14. In paragraph No.6 of the application under section 12(2) of the Code, the petitioner attempted to fill the lacuna of delay by stating as under:-

“یہ کہ ڈگری فیصلہ زیر درخواست کا علم  سائل کو اس وقت ہوا جب جب دو یوم قبل TMA کو عدالت عالیہ لاہور ہائیکورٹ کی  Direction کے عمل درآمد کے لیے درخواست گزارنے کے لیے گیا چونکہ فیصلہ و ڈگری  زیر درخواست لا علمی اور دھوکہ دے کر حاصل کیا گیا ہے اس لیے درخواست  ہذا علم ہونے سے اندر میعاد ہے تاہم درخواست زیر دفعہ  5 ایکٹ میعاد لف ہے۔”

This application under section 12(2) of the Code is accompanied by application under section 5 of the Limitation Act, 1908, which simply states that the Court has been contacted as and when the petitioner learnt about the decree impugned therein. I am afraid that none of those contentions are plausible. In the application under section 5 of the Limitation Act, 1908 no specific date of knowledge is given. A vague reference is given, in Paragraph No.6 (reproduced above) of application under section 12(2) of the Code, to the following direction of this Court given in Writ Petition No.8715 of 2018:-

“At the outset, learned counsel for the Petitioner submits that the Petitioner would not press this petition if a direction be issued to the Respondent No.4 to decide his pending application dated 29.08.2018 (Annex-C of the petition) in accordance with law

2. Learned law officer has no objection if such direction be issued to the Respondent No.4.
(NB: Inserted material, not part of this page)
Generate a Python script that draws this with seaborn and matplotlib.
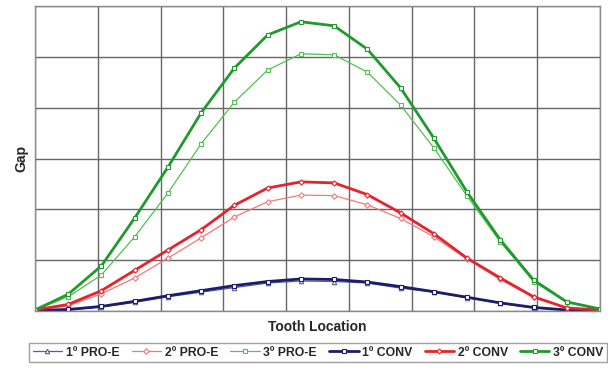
import numpy as np
import pandas as pd
import matplotlib
matplotlib.use("Agg")
import matplotlib.pyplot as plt
import seaborn as sns

# Tooth positions along the gear (18 sampled teeth)
tooth = list(range(18))

pro_e_1 = [0.01, 0.02, 0.08, 0.17, 0.28, 0.37, 0.46, 0.55, 0.59, 0.58, 0.55, 0.45, 0.37, 0.26, 0.15, 0.06, 0.02, 0.01]
pro_e_2 = [0.02, 0.10, 0.34, 0.65, 1.04, 1.44, 1.85, 2.15, 2.28, 2.27, 2.09, 1.82, 1.46, 1.02, 0.62, 0.27, 0.06, 0.02]
pro_e_3 = [0.02, 0.28, 0.71, 1.46, 2.32, 3.29, 4.11, 4.74, 5.06, 5.04, 4.70, 4.05, 3.21, 2.26, 1.36, 0.58, 0.17, 0.03]
conv_1 = [0.01, 0.03, 0.09, 0.19, 0.30, 0.40, 0.50, 0.58, 0.63, 0.62, 0.57, 0.48, 0.38, 0.27, 0.16, 0.07, 0.02, 0.01]
conv_2 = [0.02, 0.13, 0.40, 0.80, 1.20, 1.60, 2.08, 2.42, 2.54, 2.52, 2.29, 1.93, 1.52, 1.04, 0.65, 0.28, 0.06, 0.02]
conv_3 = [0.02, 0.33, 0.89, 1.83, 2.83, 3.90, 4.78, 5.43, 5.69, 5.61, 5.15, 4.39, 3.40, 2.34, 1.40, 0.61, 0.18, 0.04]

labels = ["1º PRO-E", "2º PRO-E", "3º PRO-E", "1º CONV", "2º CONV", "3º CONV"]
series = [pro_e_1, pro_e_2, pro_e_3, conv_1, conv_2, conv_3]

styles = {
    "1º PRO-E": dict(color="#5a5aa8", lw=0.9, marker="^", ms=3.2),
    "2º PRO-E": dict(color="#f27878", lw=0.9, marker="D", ms=2.8),
    "3º PRO-E": dict(color="#52c052", lw=0.9, marker="s", ms=3.5),
    "1º CONV": dict(color="#1c1c6a", lw=2.0, marker="s", ms=3.2),
    "2º CONV": dict(color="#e8222c", lw=2.0, marker="D", ms=2.6),
    "3º CONV": dict(color="#1f9a2c", lw=2.0, marker="s", ms=3.5),
}

df = pd.DataFrame({
    "tooth": tooth * len(labels),
    "gap": [v for s in series for v in s],
    "series": [lab for lab in labels for _ in tooth],
})

sns.set_theme(style="white")
plt.rcParams["font.family"] = ["Liberation Sans", "DejaVu Sans"]

fig = plt.figure(figsize=(6.08, 3.69), dpi=100)
ax = fig.add_axes([35 / 608, 1 - 311 / 369, 565 / 608, 305 / 369])

for lab in labels:
    st = styles[lab]
    sns.lineplot(
        data=df[df["series"] == lab], x="tooth", y="gap", ax=ax,
        color=st["color"], linewidth=st["lw"], marker=st["marker"],
        markersize=st["ms"], markerfacecolor="white",
        markeredgecolor=st["color"], markeredgewidth=0.8, label=lab,
    )

ax.set_xlim(0, 17)
ax.set_ylim(0, 6)
ax.set_xticks(np.linspace(0, 17, 10))
ax.set_yticks(np.arange(0, 7, 1))
ax.set_xticklabels([])
ax.set_yticklabels([])
ax.tick_params(length=0)
ax.grid(True, color="#666666", linewidth=1.0)
ax.set_axisbelow(True)
for sp in ax.spines.values():
    sp.set_color("#8a8a8a")
    sp.set_linewidth(1.0)

ax.set_xlabel("Tooth Location", fontsize=10, fontweight="bold", labelpad=3)
ax.set_ylabel("Gap", fontsize=10, fontweight="bold", labelpad=1)

handles, lbls = ax.get_legend_handles_labels()
ax.get_legend().remove()
leg = fig.legend(
    handles, lbls, loc="center", bbox_to_anchor=(318 / 608, 1 - 352.5 / 369),
    ncol=6, frameon=True, fancybox=False, edgecolor="#8a8a8a",
    handlelength=2.4, handletextpad=0.3, columnspacing=1.0, borderpad=0.3,
    prop={"weight": "bold", "size": 8.8},
)
leg.get_frame().set_linewidth(1.0)

fig.savefig("out.png", dpi=100)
3. In view of the above, this petition is disposed of with direction to the Respondent No.4 to decide the aforementioned application of the Petitioner (if pending) after providing proper hearing to all the concerned Including the Petitioner, strictly in accordance with law expeditiously within a period of two (02) weeks from the receipt of certified copy of this order.”
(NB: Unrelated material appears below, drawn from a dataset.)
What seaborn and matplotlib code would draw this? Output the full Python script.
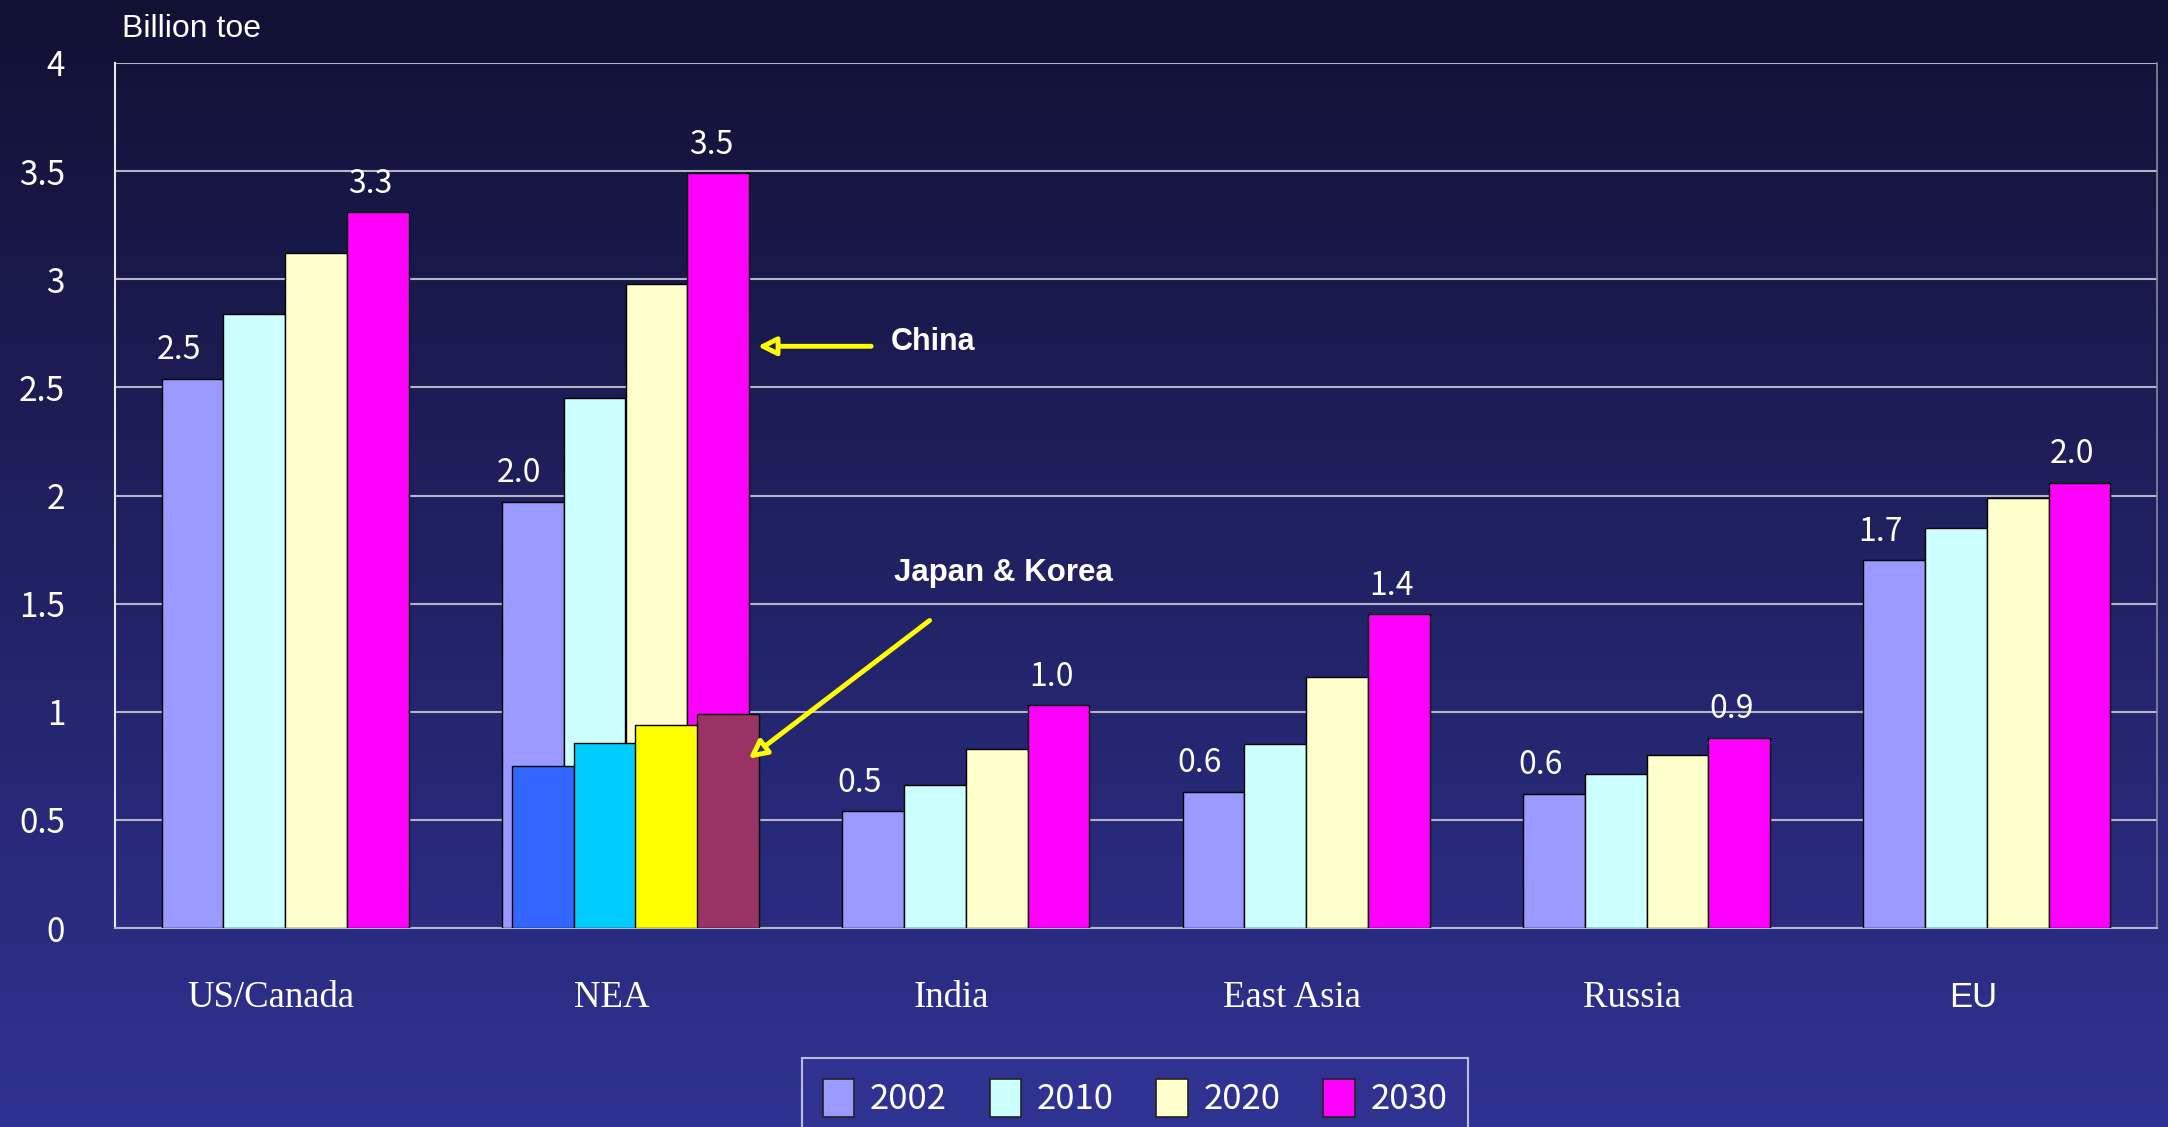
import numpy as np
import pandas as pd
import matplotlib
matplotlib.use("Agg")
import matplotlib.pyplot as plt
import matplotlib.transforms as mtransforms
from matplotlib.patches import Patch
import seaborn as sns

# data (billion toe)
regions = ["US/Canada", "NEA", "India", "East Asia", "Russia", "EU"]
years = ["2002", "2010", "2020", "2030"]
v2002 = [2.54, 1.97, 0.54, 0.63, 0.62, 1.70]
v2010 = [2.84, 2.45, 0.66, 0.85, 0.71, 1.85]
v2020 = [3.12, 2.98, 0.83, 1.16, 0.80, 1.99]
v2030 = [3.31, 3.49, 1.03, 1.45, 0.88, 2.06]
jk_vals = [0.75, 0.855, 0.94, 0.99]   # Japan & Korea, inside NEA
lab2002 = ["2.5", "2.0", "0.5", "0.6", "0.6", "1.7"]
lab2030 = ["3.3", "3.5", "1.0", "1.4", "0.9", "2.0"]

colors = ["#9999FF", "#CCFFFF", "#FFFFCC", "#FF00FF"]
jk_colors = ["#3366FF", "#00CCFF", "#FFFF00", "#993366"]

df = pd.DataFrame({
    "region": regions * 4,
    "year": sum([[y] * len(regions) for y in years], []),
    "value": v2002 + v2010 + v2020 + v2030,
})

sns.set_theme(style="white")
num_font = ["Noto Sans CJK JP", "DejaVu Sans"]
plt.rcParams["font.family"] = num_font

W, H = 2168, 1127
fig = plt.figure(figsize=(W / 100, H / 100), dpi=100)

# gradient background
bg = fig.add_axes([0, 0, 1, 1], zorder=0)
top = np.array([17, 17, 52]) / 255
bot = np.array([48, 50, 146]) / 255
t = np.linspace(0, 1, 256)[:, None]
grad = (top[None, :] * (1 - t) + bot[None, :] * t)[:, None, :]
bg.imshow(grad, aspect="auto", extent=[0, 1, 0, 1], origin="upper")
bg.axis("off")

ax = fig.add_axes([115 / W, 1 - 928 / H, (2157 - 115) / W, (928 - 63) / H], zorder=1)
ax.set_facecolor("none")

sns.barplot(data=df, x="region", y="value", hue="year", hue_order=years,
            palette=colors, saturation=1, width=0.725, edgecolor="black",
            linewidth=1, legend=False, ax=ax, zorder=3)
year_bars = list(ax.containers)

# Japan & Korea overlay bars in the NEA group
for j, c in enumerate(year_bars):
    p = c.patches[1]
    ax.bar(p.get_x() + p.get_width() / 2 + 0.03, jk_vals[j], width=p.get_width() * 1.01,
           color=jk_colors[j], edgecolor="black", linewidth=1, zorder=4)

# value labels on 2002 and 2030 bars
for cont, labs, dx in [(year_bars[0], lab2002, -10), (year_bars[3], lab2030, -5)]:
    anns = ax.bar_label(cont, labels=labs, padding=9, color="white",
                        fontsize=23, family=num_font)
    for a in anns:
        a.xyann = (dx, 9)

ax.set_ylim(0, 4)
ax.set_xlim(-0.5, 5.5)
ax.set_yticks(np.arange(0, 4.01, 0.5))
ax.set_yticklabels(["0", "0.5", "1", "1.5", "2", "2.5", "3", "3.5", "4"])
ax.yaxis.grid(True, color="#b4b4c8", linewidth=1.5, zorder=0)
ax.set_axisbelow(True)
ax.set_xlabel("")
ax.set_ylabel("")
ax.tick_params(axis="y", labelcolor="white", labelsize=24, direction="in",
               length=14, width=1.2, pad=36, color="#222222")
ax.set_xticks(range(len(regions)))
ax.set_xticklabels(regions)
ax.tick_params(axis="x", length=0, pad=38, labelcolor="white")
shift = mtransforms.ScaledTranslation(-14 / 100, 0, fig.dpi_scale_trans)
for i, lbl in enumerate(ax.get_xticklabels()):
    lbl.set_transform(lbl.get_transform() + shift)
    if regions[i] == "EU":
        lbl.set_fontfamily(["Liberation Sans", "DejaVu Sans"])
        lbl.set_fontsize(25)
    else:
        lbl.set_fontfamily(["Liberation Serif", "DejaVu Serif"])
        lbl.set_fontsize(26.5)
ax.set_xticks(np.arange(0.5, 5.0, 1), minor=True)
ax.tick_params(axis="x", which="minor", direction="in", length=12,
               color="#222222", width=1.2)

ax.spines["left"].set_color("#e8e8f0")
ax.spines["left"].set_linewidth(1.5)
ax.spines["bottom"].set_color("#b4b4c8")
ax.spines["bottom"].set_linewidth(1.5)
ax.spines["right"].set_color("#8888a0")
ax.spines["right"].set_linewidth(1.2)
ax.spines["top"].set_visible(False)

fig.text(122 / W, 1 - 29 / H, "Billion toe", color="white", fontsize=23,
         va="center", ha="left", family=["Liberation Sans", "DejaVu Sans"])

# annotations
ann_font = ["Liberation Sans", "DejaVu Sans"]
ax.text(1.78, 2.71, "China", color="white", fontsize=22, fontweight="bold",
        va="center", ha="left", family=ann_font)
ax.annotate("", xy=(1.38, 2.69), xytext=(1.73, 2.69),
            arrowprops=dict(arrowstyle="-|>,head_length=0.9,head_width=0.45",
                            color="#FFFF00", lw=3.5, fc="#1e1e60"), zorder=6)
ax.text(1.79, 1.64, "Japan & Korea", color="white", fontsize=22.5, fontweight="bold",
        va="center", ha="left", family=ann_font)
ax.annotate("", xy=(1.355, 0.775), xytext=(1.90, 1.43),
            arrowprops=dict(arrowstyle="-|>,head_length=0.9,head_width=0.45",
                            color="#FFFF00", lw=3.5, fc="#2c2c80"), zorder=6)

# legend
handles = [Patch(facecolor=c, edgecolor="#222222", linewidth=1.2) for c in colors]
leg = fig.legend(handles, years, loc="lower left",
                 bbox_to_anchor=(802 / W, -0.01, (1468 - 802) / W, (1127 - 1059) / H + 0.01),
                 mode="expand", ncol=4, frameon=True,
                 handlelength=0.9, handleheight=1.3, handletextpad=0.45,
                 borderaxespad=0, borderpad=0.6, fancybox=False,
                 prop={"family": ["Liberation Sans Narrow", "Noto Sans CJK JP", "DejaVu Sans"], "size": 25})
leg.get_frame().set_facecolor("#303392")
leg.get_frame().set_edgecolor("#e0e0f0")
leg.get_frame().set_linewidth(1.5)
for txt in leg.get_texts():
    txt.set_color("white")

fig.savefig("out.png", dpi=100)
15.  The above direction obtained, without any contest followed by the application under section 12(2) of the Code are chain of events that cannot be taken in isolation to each other, to cover up the limitation. These events are based on clueless assertions and not suffice to establish the claim or condone the limitation. Even otherwise, the slackness and delay in contacting the Court while filing application under section 12(2) of the Code and then filing this revision petition beyond permissible 90-days amounts to extraordinary negligence rather recklessness in assertion of the right. In cases titled “Muhammad Raz Khan v. Government of N.W.F.P. and another” (PLD 1997 Supreme Court 397), “Bashir Ahmed through Legal Representative and others v. Muhammad Hussain and others” (PLD 2019 Supreme Court 504) and “Muhammad Sharif and others v. MCB Bank Limited and others” (2021 SCMR 1158) the Honourable Supreme Court of Pakistan has observed that facility regarding extension of time for challenging an order cannot be legitimately stretched to any length of unreasonable period at the whim’s, choices or sweet will of the delinquent party and date of knowledge of the challenged order must be established on sound basis.

16.  I have viewed the matter from every angle and it has been found that the impugned order dated 16.04.2019 passed by learned Additional District Judge, Bahawalpur, is accord with the settled principles of Civil Administration of Justice. Learned counsel has badly failed to persuade this Court to exercise the jurisdiction under section 115 of the Code. The instant revision petition being bereft of merits is dismissed. No order as to costs.